Relationship Skills

Family Resources on When I Feel I Need Part 2

Project and Purpose

Students practice using “When…I feel…I need” statements to communicate their emotions and desires.

Essential Questions

How does a “When…I feel…I need…” statement help us communicate better and avoid a tense situation?

If this lesson was used in the classroom: Students assessed how to describe and discuss their emotions and feelings with others. In part 1, students learned about vocabulary and discussed how to describe various emotional states by developing charts in small groups. In part 2, students practiced using their vocabulary using “I” statements, or statements that focus on describing their own feelings which helps focus the conversation. Students used the sentence formula as they speak to others, “When I feel [emotional state], I need [type of support from other person].” Using “I” statements is helpful keeping emotionally charged situations focused on how an individual feels without being accusatory toward others.

Getting Ready for the Conversation

People sometimes have difficulty communicating because we don’t know the right word for what we are feeling or other times people have trouble describing their needs to others. In this series of lessons students expand their vocabulary and practice describing various emotional contexts in ways that support relational connection. Once students understand the vocabulary associated with various feelings, they can tell others what support they need.

Conversation Starters and Practice at Home

The first item is for follow-up after participating in class activities.
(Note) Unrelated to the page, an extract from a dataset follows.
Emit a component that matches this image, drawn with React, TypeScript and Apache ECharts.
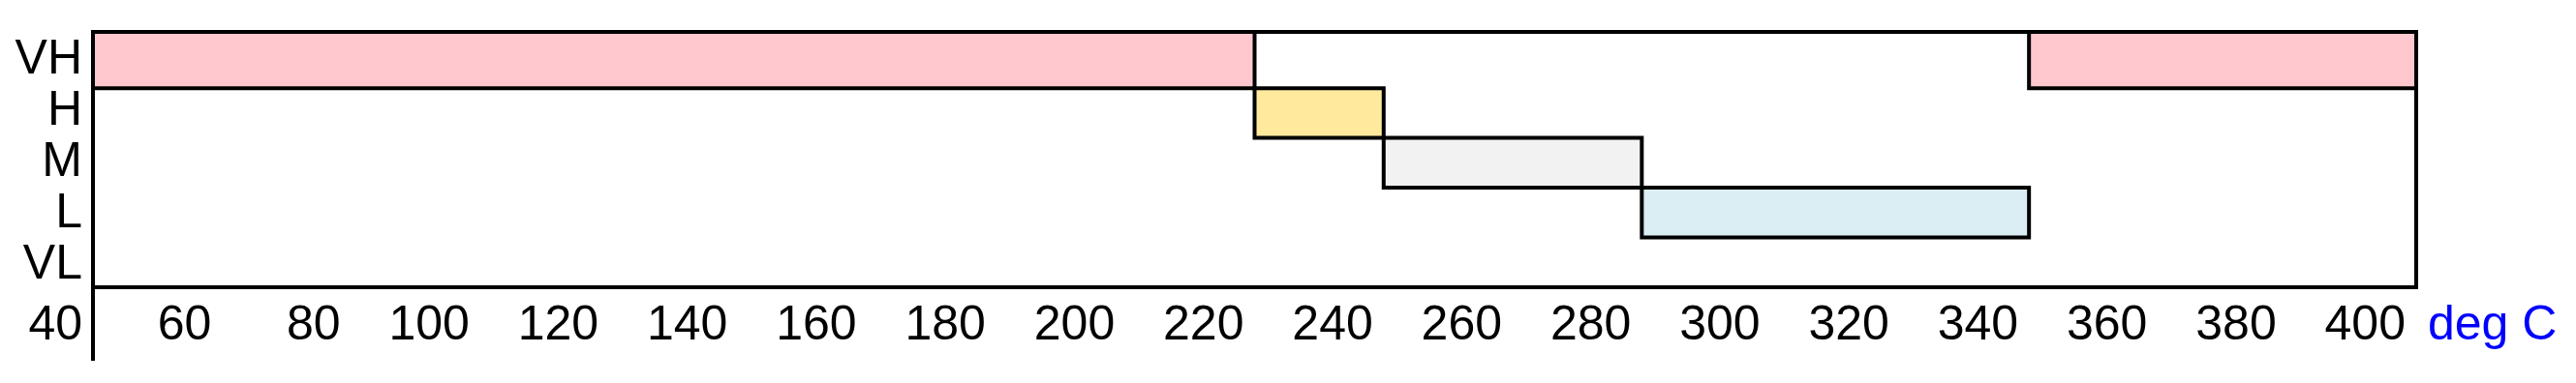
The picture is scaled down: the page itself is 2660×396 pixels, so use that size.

Describe the purpose of a “When I feel…I need…” statement. Give an example. Why would this be helpful in talking with someone?

Why do you think it is important to understand how to describe different emotions (or feelings) you have?

Choose several emotions that you sometimes feel and define them. Practice expressing these feelings in a “When I feel…I need…” statement. Assess the effectiveness of using this approach.

School to Home Resources on When I Feel I Need Part 2

Materials

  • 3 completed A-Z charts for “Sad,” “Mad,” and “Happy” from previous session
  • “When I…” Starter Statement sets (See PDF Lesson)

Teacher

1. Review the previous session and have students once again examine the charts full of emotion words. Have them pay close attention to the circled and boxed words on each chart and allow them to confirm the meanings of any of the words they do not readily recognize.

2. Tell students they will use these charts to specifically name emotions in the exercise today about a kind of “I” statement.

3. Say: If you think about it, we can only speak for ourselves and control ourselves; therefore, we need language to communicate our feelings and our needs. When in a conflict, telling the person we are upset with “You should…” or “you need to…” only makes the person angry or ready to argue defensive. It’s hard to argue with someone who only speaks their own truth, and it can help calm down confrontational situations.

4. Explain that students will practice using this “I” statement: “When…I feel…I need…” to communicate feelings and what they really want. Show the examples (see provided handout/slide) and do the samples together.

5. Form groups of four, have the foursome sit in a circle and count off 1-2-3-4 in order. Tell students they will practice completing “When I…” statements in their small groups. They may use the emotion charts to search for a word that suits the situation, but they may also use other emotion vocabulary if they feel the statement needs something more suitable.

6. Give each group a set of four “When I…” starter statements and explain the order of the exercise:

  • Person 1 says the opening “When I…” statement; Person 2 completes the second part “I feel ____”, filling in the blank with what they consider an appropriate emotion; Person 3 completes the third part of the statement: “I need…,” explaining what the person can do to help solve the problem.
  • Start a second round with Person 4 saying the second “When I…” statement; Person 1 completes the “I feel…” phrase; Person 2 completes the “I need…” portion.
  • Third round: Person 3 starts a new opening statement; Person 4 completes the second part; Person 1 completes the third part.
  • Fourth round: Person 2 starts a new opening statement; Person 3 completes the second part; Person 4 completes the third part.

7. Have the groups select two of their completed statements to share with the class.

8. As the groups share their completed statements, discuss how the exercise worked within their small groups.

  • Does everyone respond with the same emotions?
  • Does everyone respond with the same needs?
  • Did people within your group have different ideas? How were those ideas expressed?
  • Were there any conflicts among the members of the group? How were the conflicts solved?
  • Did anyone think to use an “I” statement such as “When I give my suggestion and people say my idea is dumb, I feel infuriated; I need to take a deep breath and ignore the person.” How could this have helped you?

Conclusion

Close with a discussion: How can this exercise help us communicate our needs better and help us avoid tense situations?